The peace agreement retained Bosnia-Herzegovina’s international boundaries but created two distinct geographic entities within the country, a joint Croat-Bosniak-run Federation of Bosnia and Herzegovina, itself subdivided into 10 separate Croat and Bosniak cantons; and a Republika Srpska adjoining Serbia itself. The Brcko district in the northeast became a separate self-governing administrative unit.
The result was a bizarre political system, since in effect this was in all but name a partition.
The central government’s power is highly limited, as the country is largely decentralized. On the national level, there is a bicameral parliament and a three-person presidency, made up of a Bosniak, a Serb and a Croat; the chair rotates every eight months. The current incumbent is Zeljko Komsic, a Croat.
However, the country’s two parts have their own presidents and parliaments, and these are responsible for most administrative functions, including policing, education, health, and judicial courts.
Sarajevo is the capital of the entire country and of the Bosniak-Croat entity. The government of the Serb republic is based in Banja Luka.
The entire political structure is supervised by the High Representative for Bosnia and Herzegovina, selected from a European country by an international Peace Implementation Council. Valentin Inzko, an Austrian diplomat, is the current incumbent. He has the power to “compel the entity governments to comply with the terms of the peace agreement,” including the dismissal of elected and non-elected officials.
In effect, he is the final authority, and so the country is in reality a European protectorate.
Political scientists Patrice C. McMahon and Jon Western in their September-October 2009 Foreign Affairs article “The Death of Dayton” noted that Bosnia was “once the poster child for international reconstruction efforts” and was considered “proof that under the right conditions the international community could successfully rebuild conflict-ridden countries.”
It didn’t work out that way.
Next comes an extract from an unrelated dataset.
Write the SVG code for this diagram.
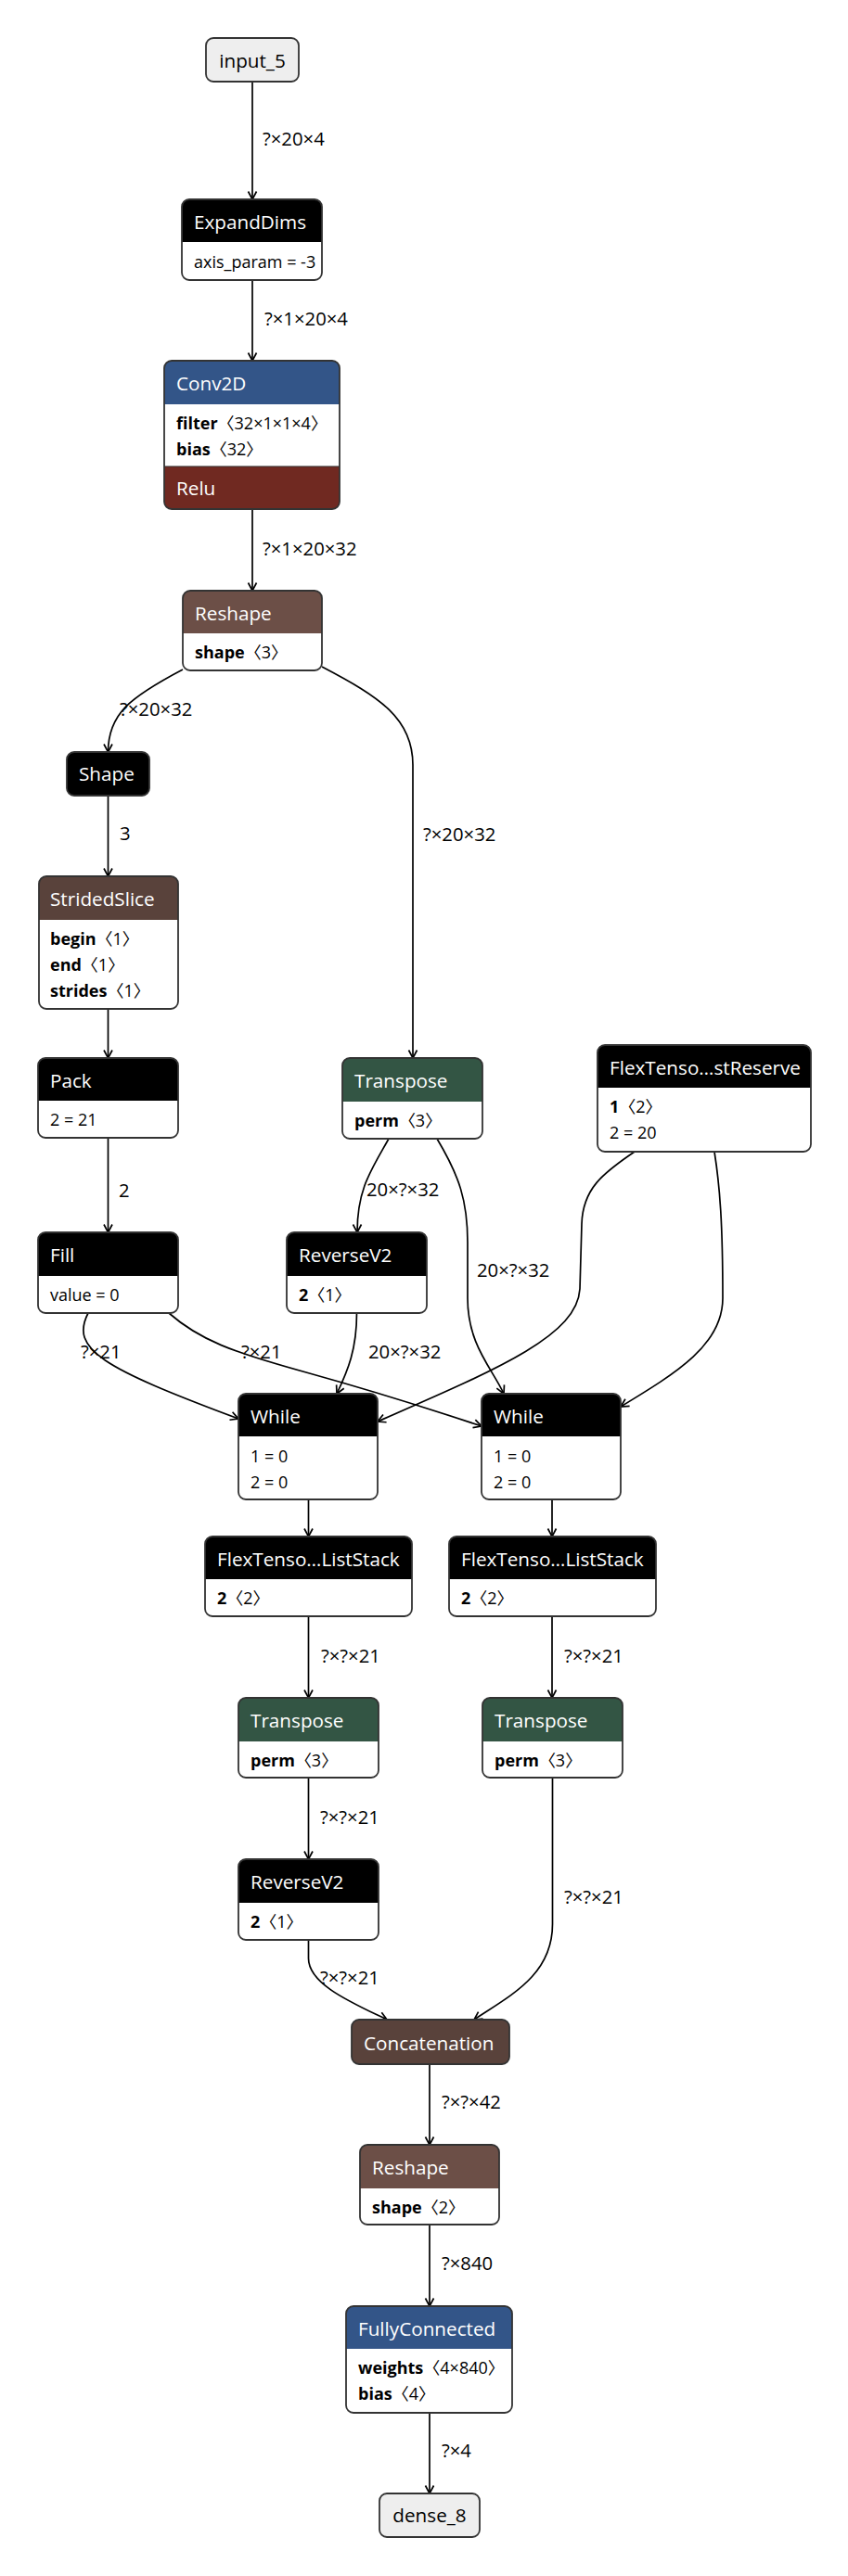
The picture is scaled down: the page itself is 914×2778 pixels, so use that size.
<svg xmlns="http://www.w3.org/2000/svg" width="914" height="2778" viewBox="0 0 914 2778">
<style>
.bg{fill:#fff}
.ol{fill:none;stroke:#333;stroke-width:1.8}
.body{fill:#fff}
.io{fill:#eee}
.k{fill:#000}
.blue{fill:#335588}
.relu{fill:#702921}
.shp{fill:#6c4f47}
.tns{fill:#59423b}
.trn{fill:#335544}
.ht{font-family:"Open Sans","Noto Sans",sans-serif;font-size:20.7px;fill:#fff}
.iot{font-family:"Open Sans","Noto Sans",sans-serif;font-size:20.7px;fill:#000;text-anchor:middle}
.at{font-family:"Open Sans","Noto Sans CJK SC",sans-serif;font-size:18px;fill:#000}
.at .b{font-weight:bold}
.el{font-family:"Open Sans","Noto Sans",sans-serif;font-size:20.3px;fill:#000}
.edge{fill:none;stroke:#000;stroke-width:1.7;marker-end:url(#arr)}
</style>
<defs>
<marker id="arr" markerUnits="userSpaceOnUse" viewBox="0 0 12 12" markerWidth="12" markerHeight="12" refX="10" refY="6" orient="auto">
<path d="M1.5,1.5 L10,6 L1.5,10.5" fill="none" stroke="#000" stroke-width="1.7"/>
</marker>
</defs>
<rect class="bg" x="0" y="0" width="914" height="2778"/>

<g id="connectors">
<path class="edge" d="M272 88 L272 215"/>
<path class="edge" d="M272 302 L272 389"/>
<path class="edge" d="M272 549 L272 637"/>
<path class="edge" d="M197 722 C140 752 116.5 770 116.5 811"/>
<path class="edge" d="M347 719 C410 752 445 775 445 825 L445 1141"/>
<path class="edge" d="M116.5 858 L116.5 945"/>
<path class="edge" d="M116.5 1088 L116.5 1141"/>
<path class="edge" d="M116.5 1227 L116.5 1329"/>
<path class="edge" d="M419 1228 C400 1262 385 1282 385 1329"/>
<path class="edge" d="M471 1228 C495 1268 504 1295 504 1340 L504 1400 C504 1450 530 1475 543 1503"/>
<path class="edge" d="M384.5 1416 C384.5 1455 375 1478 363 1503"/>
<path class="edge" d="M95 1416 C75 1455 110 1475 257 1530"/>
<path class="edge" d="M182 1416 C215 1445 250 1458 330 1480 C420 1505 480 1525 519 1538"/>
<path class="edge" d="M684 1242 C650 1265 628 1282 627 1320 L625 1390 C622 1440 540 1475 407 1533"/>
<path class="edge" d="M770 1242 C776 1280 779 1320 779 1400 C779 1450 730 1480 669 1517"/>
<path class="edge" d="M332.5 1617 L332.5 1657"/>
<path class="edge" d="M595 1617 L595 1657"/>
<path class="edge" d="M332.5 1743 L332.5 1831"/>
<path class="edge" d="M595 1743 L595 1831"/>
<path class="edge" d="M332.5 1917 L332.5 2005"/>
<path class="edge" d="M332.5 2092 L332.5 2112 C332.5 2140 380 2160 417 2178"/>
<path class="edge" d="M595.5 1917 L595.5 2075 C595.5 2130 550 2152 511 2178"/>
<path class="edge" d="M463 2226 L463 2313"/>
<path class="edge" d="M463 2399 L463 2487"/>
<path class="edge" d="M463 2602 L463 2689"/>
<text class="el" x="283" y="157">?×20×4</text>
<text class="el" x="285" y="351">?×1×20×4</text>
<text class="el" x="283" y="599">?×1×20×32</text>
<text class="el" x="129" y="772">?×20×32</text>
<text class="el" x="456" y="907">?×20×32</text>
<text class="el" x="129" y="906">3</text>
<text class="el" x="128" y="1291">2</text>
<text class="el" x="395" y="1290">20×?×32</text>
<text class="el" x="514" y="1377">20×?×32</text>
<text class="el" x="87" y="1465">?×21</text>
<text class="el" x="260" y="1465">?×21</text>
<text class="el" x="397" y="1465">20×?×32</text>
<text class="el" x="346" y="1793">?×?×21</text>
<text class="el" x="608" y="1793">?×?×21</text>
<text class="el" x="345" y="1967">?×?×21</text>
<text class="el" x="608" y="2053">?×?×21</text>
<text class="el" x="345" y="2140">?×?×21</text>
<text class="el" x="476" y="2274">?×?×42</text>
<text class="el" x="476" y="2448">?×840</text>
<text class="el" x="476" y="2650">?×4</text>
</g>

<g id="input_5">
<rect class="io" x="222" y="41" width="100" height="47" rx="8"/>
<rect class="ol" x="222" y="41" width="100" height="47" rx="8"/>
<text class="iot" x="272" y="73">input_5</text>
</g>

<g id="ExpandDims">
<rect class="body" x="196" y="215" width="151" height="87" rx="8"/>
<path class="k" d="M196 261 L196 223 Q196 215 204 215 L339 215 Q347 215 347 223 L347 261 Z"/>
<rect class="ol" x="196" y="215" width="151" height="87" rx="8"/>
<text class="ht" x="209" y="247">ExpandDims</text>
<text class="at" x="209" y="289">axis_param = -3</text>
</g>

<g id="Conv2D">
<rect class="body" x="177" y="389" width="189" height="160" rx="8"/>
<path class="blue" d="M177 436 L177 397 Q177 389 185 389 L358 389 Q366 389 366 397 L366 436 Z"/>
<path class="relu" d="M177 503 L366 503 L366 541 Q366 549 358 549 L185 549 Q177 549 177 541 Z"/>
<line x1="177" y1="503" x2="366" y2="503" stroke="#333" stroke-width="1"/>
<rect class="ol" x="177" y="389" width="189" height="160" rx="8"/>
<text class="ht" x="190" y="421">Conv2D</text>
<text class="at" x="190" y="463"><tspan class="b">filter</tspan>〈32×1×1×4〉</text>
<text class="at" x="190" y="491"><tspan class="b">bias</tspan>〈32〉</text>
<text class="ht" x="190" y="534">Relu</text>
</g>

<g id="Reshape">
<rect class="body" x="197" y="637" width="150" height="86" rx="8"/>
<path class="shp" d="M197 683 L197 645 Q197 637 205 637 L339 637 Q347 637 347 645 L347 683 Z"/>
<rect class="ol" x="197" y="637" width="150" height="86" rx="8"/>
<text class="ht" x="210" y="669">Reshape</text>
<text class="at" x="210" y="710"><tspan class="b">shape</tspan>〈3〉</text>
</g>

<g id="Shape">
<rect class="k" x="72" y="811" width="89" height="47" rx="8"/>
<rect class="ol" x="72" y="811" width="89" height="47" rx="8"/>
<text class="ht" x="85" y="842">Shape</text>
</g>

<g id="StridedSlice">
<rect class="body" x="42" y="945" width="150" height="143" rx="8"/>
<path class="tns" d="M42 992 L42 953 Q42 945 50 945 L184 945 Q192 945 192 953 L192 992 Z"/>
<rect class="ol" x="42" y="945" width="150" height="143" rx="8"/>
<text class="ht" x="54" y="977">StridedSlice</text>
<text class="at" x="54" y="1019"><tspan class="b">begin</tspan>〈1〉</text>
<text class="at" x="54" y="1047"><tspan class="b">end</tspan>〈1〉</text>
<text class="at" x="54" y="1075"><tspan class="b">strides</tspan>〈1〉</text>
</g>

<g id="Pack">
<rect class="body" x="41" y="1141" width="151" height="86" rx="8"/>
<path class="k" d="M41 1187 L41 1149 Q41 1141 49 1141 L184 1141 Q192 1141 192 1149 L192 1187 Z"/>
<rect class="ol" x="41" y="1141" width="151" height="86" rx="8"/>
<text class="ht" x="54" y="1173">Pack</text>
<text class="at" x="54" y="1214">2 = 21</text>
</g>

<g id="Transpose_1">
<rect class="body" x="369" y="1141" width="151" height="87" rx="8"/>
<path class="trn" d="M369 1188 L369 1149 Q369 1141 377 1141 L512 1141 Q520 1141 520 1149 L520 1188 Z"/>
<rect class="ol" x="369" y="1141" width="151" height="87" rx="8"/>
<text class="ht" x="382" y="1173">Transpose</text>
<text class="at" x="382" y="1215"><tspan class="b">perm</tspan>〈3〉</text>
</g>

<g id="TensorListReserve">
<rect class="body" x="644" y="1127" width="230" height="115" rx="8"/>
<path class="k" d="M644 1173 L644 1135 Q644 1127 652 1127 L866 1127 Q874 1127 874 1135 L874 1173 Z"/>
<rect class="ol" x="644" y="1127" width="230" height="115" rx="8"/>
<text class="ht" x="657" y="1159">FlexTenso…stReserve</text>
<text class="at" x="657" y="1200"><tspan class="b">1</tspan>〈2〉</text>
<text class="at" x="657" y="1228">2 = 20</text>
</g>

<g id="Fill">
<rect class="body" x="41" y="1329" width="151" height="87" rx="8"/>
<path class="k" d="M41 1376 L41 1337 Q41 1329 49 1329 L184 1329 Q192 1329 192 1337 L192 1376 Z"/>
<rect class="ol" x="41" y="1329" width="151" height="87" rx="8"/>
<text class="ht" x="54" y="1361">Fill</text>
<text class="at" x="54" y="1403">value = 0</text>
</g>

<g id="ReverseV2_1">
<rect class="body" x="309" y="1329" width="151" height="87" rx="8"/>
<path class="k" d="M309 1376 L309 1337 Q309 1329 317 1329 L452 1329 Q460 1329 460 1337 L460 1376 Z"/>
<rect class="ol" x="309" y="1329" width="151" height="87" rx="8"/>
<text class="ht" x="322" y="1361">ReverseV2</text>
<text class="at" x="322" y="1403"><tspan class="b">2</tspan>〈1〉</text>
</g>

<g id="While_1">
<rect class="body" x="257" y="1503" width="150" height="114" rx="8"/>
<path class="k" d="M257 1549 L257 1511 Q257 1503 265 1503 L399 1503 Q407 1503 407 1511 L407 1549 Z"/>
<rect class="ol" x="257" y="1503" width="150" height="114" rx="8"/>
<text class="ht" x="270" y="1535">While</text>
<text class="at" x="270" y="1577">1 = 0</text>
<text class="at" x="270" y="1605">2 = 0</text>
</g>

<g id="While_2">
<rect class="body" x="519" y="1503" width="150" height="114" rx="8"/>
<path class="k" d="M519 1549 L519 1511 Q519 1503 527 1503 L661 1503 Q669 1503 669 1511 L669 1549 Z"/>
<rect class="ol" x="519" y="1503" width="150" height="114" rx="8"/>
<text class="ht" x="532" y="1535">While</text>
<text class="at" x="532" y="1577">1 = 0</text>
<text class="at" x="532" y="1605">2 = 0</text>
</g>

<g id="TensorListStack_1">
<rect class="body" x="221" y="1657" width="223" height="86" rx="8"/>
<path class="k" d="M221 1703 L221 1665 Q221 1657 229 1657 L436 1657 Q444 1657 444 1665 L444 1703 Z"/>
<rect class="ol" x="221" y="1657" width="223" height="86" rx="8"/>
<text class="ht" x="234" y="1689">FlexTenso…ListStack</text>
<text class="at" x="234" y="1730"><tspan class="b">2</tspan>〈2〉</text>
</g>

<g id="TensorListStack_2">
<rect class="body" x="484" y="1657" width="223" height="86" rx="8"/>
<path class="k" d="M484 1703 L484 1665 Q484 1657 492 1657 L699 1657 Q707 1657 707 1665 L707 1703 Z"/>
<rect class="ol" x="484" y="1657" width="223" height="86" rx="8"/>
<text class="ht" x="497" y="1689">FlexTenso…ListStack</text>
<text class="at" x="497" y="1730"><tspan class="b">2</tspan>〈2〉</text>
</g>

<g id="Transpose_2">
<rect class="body" x="257" y="1831" width="151" height="86" rx="8"/>
<path class="trn" d="M257 1878 L257 1839 Q257 1831 265 1831 L400 1831 Q408 1831 408 1839 L408 1878 Z"/>
<rect class="ol" x="257" y="1831" width="151" height="86" rx="8"/>
<text class="ht" x="270" y="1863">Transpose</text>
<text class="at" x="270" y="1905"><tspan class="b">perm</tspan>〈3〉</text>
</g>

<g id="Transpose_3">
<rect class="body" x="520" y="1831" width="151" height="86" rx="8"/>
<path class="trn" d="M520 1878 L520 1839 Q520 1831 528 1831 L663 1831 Q671 1831 671 1839 L671 1878 Z"/>
<rect class="ol" x="520" y="1831" width="151" height="86" rx="8"/>
<text class="ht" x="533" y="1863">Transpose</text>
<text class="at" x="533" y="1905"><tspan class="b">perm</tspan>〈3〉</text>
</g>

<g id="ReverseV2_2">
<rect class="body" x="257" y="2005" width="151" height="87" rx="8"/>
<path class="k" d="M257 2052 L257 2013 Q257 2005 265 2005 L400 2005 Q408 2005 408 2013 L408 2052 Z"/>
<rect class="ol" x="257" y="2005" width="151" height="87" rx="8"/>
<text class="ht" x="270" y="2037">ReverseV2</text>
<text class="at" x="270" y="2079"><tspan class="b">2</tspan>〈1〉</text>
</g>

<g id="Concatenation">
<rect class="tns" x="379" y="2178" width="170" height="48" rx="8"/>
<rect class="ol" x="379" y="2178" width="170" height="48" rx="8"/>
<text class="ht" x="392" y="2211">Concatenation</text>
</g>

<g id="Reshape_2">
<rect class="body" x="388" y="2313" width="150" height="86" rx="8"/>
<path class="shp" d="M388 2360 L388 2321 Q388 2313 396 2313 L530 2313 Q538 2313 538 2321 L538 2360 Z"/>
<rect class="ol" x="388" y="2313" width="150" height="86" rx="8"/>
<text class="ht" x="401" y="2345">Reshape</text>
<text class="at" x="401" y="2387"><tspan class="b">shape</tspan>〈2〉</text>
</g>

<g id="FullyConnected">
<rect class="body" x="373" y="2487" width="179" height="115" rx="8"/>
<path class="blue" d="M373 2533 L373 2495 Q373 2487 381 2487 L544 2487 Q552 2487 552 2495 L552 2533 Z"/>
<rect class="ol" x="373" y="2487" width="179" height="115" rx="8"/>
<text class="ht" x="386" y="2519">FullyConnected</text>
<text class="at" x="386" y="2560"><tspan class="b">weights</tspan>〈4×840〉</text>
<text class="at" x="386" y="2588"><tspan class="b">bias</tspan>〈4〉</text>
</g>

<g id="dense_8">
<rect class="io" x="409" y="2689" width="108" height="47" rx="8"/>
<rect class="ol" x="409" y="2689" width="108" height="47" rx="8"/>
<text class="iot" x="463" y="2720">dense_8</text>
</g>
</svg>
Bosnian Croat and Serb nationalists continued to block the emergence of a unified Bosnian state. Nationalist parties gained sweeping control of state-run enterprises, government jobs and the issuing of lucrative state contracts.
The multiple layers of government have led to corruption and economic stagnation, and today the country of 3.9 million people stands on the brink of collapse, despite having received billions of dollars in aid.
With unemployment at 44 percent and one in five people living below the poverty line, Bosnians have recently taken to the streets in a number of cities to vent their anger.
In 2004, NATO handed over peace stabilization duties to a European Union force (EUFOR), now numbering some 600 troops, but backed up by “over-the-horizon” reserves, allowing a rapid surge in numbers if needed. Renewed warfare is only avoided thanks to their presence.
Even Lewis Carroll couldn’t have created this Alice-in-Wonderland state.